No es casual que el mito de Sansón tenga que ver con el pelo. En el libro de los jueces Dalila le pregunta una y otra vez al marido cuál es el secreto de su fuerza. Al fin Sansón se lo revela: “si fuese rapada mi cabeza, se retirará de mí la fuerza mía, y perderé el vigor, y seré como los demás hombres”. Y una vez rapado durante el sueño, al día siguiente lo atrapan los filisteos y le sacan los ojos además. Algún motivo secreto habrá para que en el español colombiano cortarse el pelo se diga motilar, una palabra tan cercana a mutilar. No es mala palabra: el recién peluqueado, y ni se diga la mujer, está en cierto sentido mutilado.

Cuando los primeros europeos llegaron a América encontraron que aquí los leones (a diferencia de los que conocían en el viejo mundo) no tenían melena, ni los varones barba. Los naturalistas resolvieron entonces que era el clima malsano de estos trópicos lo que producía la inferioridad de nuestras razas: el puma y el indio eran inferiores al león y al europeo por la falta de melena en el primero y de vellos y barba en el segundo. En aquellos siglos los hombres no habían adoptado la moda medio andrógina de afeitarse todos, y llevar una buena barba era una señal tan importante como lo es hoy entre los talibanes, para quienes no hay ofensa más grave que hacerlos afeitar. Afeitarse, para ellos, es casi lo mismo que afeminarse, volverse mujeres.

Mucho se ha discutido sobre ese cambio generacional reciente de depilarse también el vello del cuerpo, en el caso de las mujeres, no solamente en las piernas y en las axilas, como se usa hace mucho, sino también en la zona púbica. Me dicen que muchos hombres también se depilan ahí. Este infantilismo, este deseo de ser siempre como Peter Pan, es curioso. Todos ansían salir de la infancia y entrar al fin en la pubertad. Pubertad viene, precisamente, de pubescencia, es decir de tener vellos en el pubis. Pero aunque esa ansiedad persista, se quiere ocultar su signo más evidente, que es el vello. Desconocen los partidarios de la depilación que el vello es una especie de lubricante, y también de protector, y que si está ahí es por algo y para algo.

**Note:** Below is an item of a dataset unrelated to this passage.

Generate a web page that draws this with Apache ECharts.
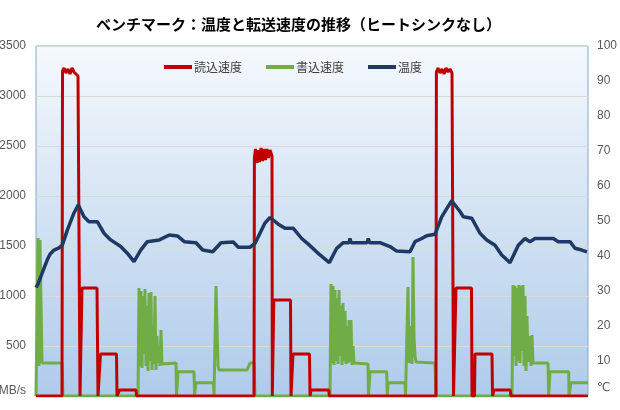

En el pelo juzgamos muchas cosas: la salud y la edad, sobre todo. La calvicie y las canas, incluso más que las arrugas, revelan muchas cosas, y nos abren o nos cierran puertas a los hombres. Y las mujeres saben que llega un momento en que llevar el pelo largo y suelto se vuelve una vulgaridad para su edad, y entonces, si no se lo cortan, se hacen al menos una moña. ¿Por qué está bien que las mujeres se tiñan pero los hombres no? No sé.

Escribo todo esto porque tengo que resolver cómo deben llevar el pelo los personajes de una novela que estoy escribiendo. Si tienen barba o no; si se tiñen o no; si se depilan o no; si los motila la esposa, la novia, la amante o un peluquero. Y como el asunto es importante en la vida real, lo es también en la ficción. Un novelista, en últimas, tiene que ser también peluquero. El que no haya pensado en el pelo, mejor no escriba novelas.